Cumhuriyet kutlamalarına yeni bakış

KABUL edelim ki, artık Cumhuriyet'imiz genç değil. 80 yaş bir devlet için olgunluk döneminin başladığı bir dönemdir.

Bundan böyle eksik ve gediklerimiz için gençliğimizi/delikanlılığımızı/tecrübesizliğimizi bahane edemeyeceğiz.

Olgun Cumhuriyet de bazı tavırları ile artık olgunlaştığını belli etmeli.

* * *

Ben artık Cumhuriyet'in spor stadyumlarında kutlanmaması gerektiğini düşünmeye başladım.

Herhangi bir milli bayramın kutlanması artık fiziki gücün kutsandığı ve militer gücün teşhir edildiği gösterilerle olmamalı.

Zira, artık her ikisi de 21. yüzyılın dışına itiliyor!

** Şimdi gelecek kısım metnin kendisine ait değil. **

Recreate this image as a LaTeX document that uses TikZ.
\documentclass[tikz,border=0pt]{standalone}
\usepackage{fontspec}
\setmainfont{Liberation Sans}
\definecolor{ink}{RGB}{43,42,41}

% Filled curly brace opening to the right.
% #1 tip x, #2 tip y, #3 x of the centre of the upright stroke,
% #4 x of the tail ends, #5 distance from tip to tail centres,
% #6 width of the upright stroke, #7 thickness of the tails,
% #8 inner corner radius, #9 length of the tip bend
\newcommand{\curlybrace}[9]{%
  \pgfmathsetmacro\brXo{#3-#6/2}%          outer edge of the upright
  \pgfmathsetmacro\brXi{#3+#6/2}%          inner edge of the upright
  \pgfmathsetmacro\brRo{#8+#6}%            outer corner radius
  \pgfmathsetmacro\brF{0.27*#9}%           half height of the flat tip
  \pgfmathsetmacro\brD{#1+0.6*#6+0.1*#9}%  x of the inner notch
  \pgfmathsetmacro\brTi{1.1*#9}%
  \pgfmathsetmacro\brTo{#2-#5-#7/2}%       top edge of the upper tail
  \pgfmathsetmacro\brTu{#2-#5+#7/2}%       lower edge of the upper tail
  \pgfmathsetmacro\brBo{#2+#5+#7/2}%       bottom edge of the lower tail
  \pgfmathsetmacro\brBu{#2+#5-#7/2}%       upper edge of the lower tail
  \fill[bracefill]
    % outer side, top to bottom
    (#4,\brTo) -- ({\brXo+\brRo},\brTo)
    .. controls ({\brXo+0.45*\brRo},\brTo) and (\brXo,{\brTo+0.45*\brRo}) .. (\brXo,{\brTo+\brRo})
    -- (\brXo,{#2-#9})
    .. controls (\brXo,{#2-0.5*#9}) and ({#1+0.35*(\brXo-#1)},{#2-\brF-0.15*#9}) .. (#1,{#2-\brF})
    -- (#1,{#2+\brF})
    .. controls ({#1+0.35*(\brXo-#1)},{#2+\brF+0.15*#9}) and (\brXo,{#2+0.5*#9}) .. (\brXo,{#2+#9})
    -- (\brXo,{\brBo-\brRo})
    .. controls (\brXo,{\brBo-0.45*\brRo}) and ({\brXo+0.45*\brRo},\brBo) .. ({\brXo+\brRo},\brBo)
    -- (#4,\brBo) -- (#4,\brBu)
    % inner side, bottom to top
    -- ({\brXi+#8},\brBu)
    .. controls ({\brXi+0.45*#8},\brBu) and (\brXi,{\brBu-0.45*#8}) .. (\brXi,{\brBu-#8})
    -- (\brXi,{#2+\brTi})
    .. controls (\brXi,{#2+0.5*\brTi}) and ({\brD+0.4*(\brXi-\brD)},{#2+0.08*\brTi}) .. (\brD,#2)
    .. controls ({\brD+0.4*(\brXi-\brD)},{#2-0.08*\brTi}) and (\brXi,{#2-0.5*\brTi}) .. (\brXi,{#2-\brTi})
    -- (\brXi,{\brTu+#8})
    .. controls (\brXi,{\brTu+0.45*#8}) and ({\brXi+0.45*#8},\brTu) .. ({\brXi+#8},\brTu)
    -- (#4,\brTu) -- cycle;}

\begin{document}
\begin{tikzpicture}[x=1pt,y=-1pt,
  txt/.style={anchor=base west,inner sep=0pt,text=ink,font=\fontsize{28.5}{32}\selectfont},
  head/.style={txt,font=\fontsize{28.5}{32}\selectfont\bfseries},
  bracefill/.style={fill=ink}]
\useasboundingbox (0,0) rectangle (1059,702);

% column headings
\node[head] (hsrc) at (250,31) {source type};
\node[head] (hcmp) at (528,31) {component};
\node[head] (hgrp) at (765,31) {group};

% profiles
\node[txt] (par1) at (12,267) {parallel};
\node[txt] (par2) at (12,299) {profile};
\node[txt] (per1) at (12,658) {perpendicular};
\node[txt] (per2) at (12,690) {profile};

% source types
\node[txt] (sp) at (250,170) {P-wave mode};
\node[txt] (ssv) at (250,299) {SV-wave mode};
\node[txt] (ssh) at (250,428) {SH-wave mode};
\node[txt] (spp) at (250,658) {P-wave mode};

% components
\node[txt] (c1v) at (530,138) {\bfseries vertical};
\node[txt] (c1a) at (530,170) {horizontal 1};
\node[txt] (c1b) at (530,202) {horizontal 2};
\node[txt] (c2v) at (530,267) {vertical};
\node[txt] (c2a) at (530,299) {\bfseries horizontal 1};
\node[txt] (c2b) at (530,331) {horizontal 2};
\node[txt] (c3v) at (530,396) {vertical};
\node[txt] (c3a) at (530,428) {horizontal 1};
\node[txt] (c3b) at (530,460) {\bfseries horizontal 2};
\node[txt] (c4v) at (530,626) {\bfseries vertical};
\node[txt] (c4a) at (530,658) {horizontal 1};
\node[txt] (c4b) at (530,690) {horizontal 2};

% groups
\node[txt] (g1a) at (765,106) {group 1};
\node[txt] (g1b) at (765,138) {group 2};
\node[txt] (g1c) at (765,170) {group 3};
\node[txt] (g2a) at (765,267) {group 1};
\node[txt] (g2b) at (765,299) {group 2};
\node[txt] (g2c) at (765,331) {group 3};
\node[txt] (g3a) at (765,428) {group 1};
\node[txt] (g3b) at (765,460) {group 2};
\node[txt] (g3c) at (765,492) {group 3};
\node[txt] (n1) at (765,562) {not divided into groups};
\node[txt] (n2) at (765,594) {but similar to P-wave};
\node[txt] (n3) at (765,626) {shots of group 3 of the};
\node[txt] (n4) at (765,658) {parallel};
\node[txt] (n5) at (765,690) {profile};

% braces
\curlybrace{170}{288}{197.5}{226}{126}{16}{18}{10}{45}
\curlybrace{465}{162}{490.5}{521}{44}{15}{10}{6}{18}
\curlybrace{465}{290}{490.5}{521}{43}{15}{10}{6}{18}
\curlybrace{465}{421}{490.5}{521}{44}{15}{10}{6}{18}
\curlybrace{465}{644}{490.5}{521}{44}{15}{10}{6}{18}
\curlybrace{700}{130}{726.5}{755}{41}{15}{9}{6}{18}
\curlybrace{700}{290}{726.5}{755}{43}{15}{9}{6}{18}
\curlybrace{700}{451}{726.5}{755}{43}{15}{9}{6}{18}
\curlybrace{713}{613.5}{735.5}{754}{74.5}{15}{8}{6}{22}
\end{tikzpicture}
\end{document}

21. yüzyılda; zaten çoğunluğunu yabancılardan aldığımız top-tüfeği teşhir etmek yabancı ülkeler için bir anlam taşımadığı gibi, kendi insanımızın da stadyumlarda roketatar-tank görerek kendine güvenini artırdığını söyleyemeyiz.

Artık, insanımız da dijital dünyada güçlü olmanın yolunun savaş uçağını havada hareket ettirmek değil, üretmek olduğunu biliyor.

* * *

29 Ekim
adı üzerinde bayram! Üstelik, cumhurun bayramı.

O halde bu bayram evvel emirde cumhurun kutlayacağı bir bayram havasına girmeli.

Panayırlar, fener alayları, müzik şölenleri, dans gösterileri, yarışmalar güne ağırlığını koymalı.

Bu konuda ben şahsen her yıl Kadıköy Belediyesi'nin yaptıkları etkinliklerden çok memnunum.

Gece eğlencelerine katılamasam da, her yıl narin bir gelin gibi süslenen Bağdat Caddesi'ni dolaşmaktan büyük keyif alıyorum.

* * *

Keşke 29 Ekimlerde patent yarışmaları düzenlense!

Gençler, varsın olsun Zihni Sinir'i sinirlendirsinler; buluşlarını sokak ortalarında sergileseler!

Uçak gösterilerini sanal ortamlarda seyretsek, bizler de birer kokpit çocuğu olsak!

Fiziki gücü değil aklı kutsayan gösteriler yapılsa!

Keşke 80. Yıl Marşı Yarışması yapılsa da, o gün kazanan marşı dinlesek.

Ben 75. yılı 10. Yıl Marşı ile kutlamamıza çok üzülmüştüm.

Neden bunca genç şarkıcısı, bestekárı, müzisyeni olan bir ülke yeni bir marş yazmadı diye dertlere düşmüştüm.

Hatta neden illa ki marş; neden bir senfoni, neden bir klasik Türk musikisi bestesi değil diye de düşünmüştüm.

* * *

Bu minvalde düşünürken birden gördüm ki, birileri sadece düşünmemişler, hayali hayata geçirmişler.

Meğer ise, Kara Kuvvetleri Komutanı Aytaç Yalman derin bir klasik müzik uzmanı imiş ve bu yıl KKK, 80. yıl çerçevesinde ‘‘Türk Askeri Çoksesli Müziğinin Gelişimi’’ sempozyumunu tertip etmiş.

Ben KKK'yı bu girişimi nedeni ile candan kutluyor ve bu çabanın sivil-asker diğer kurumlara örnek olmasını diliyorum.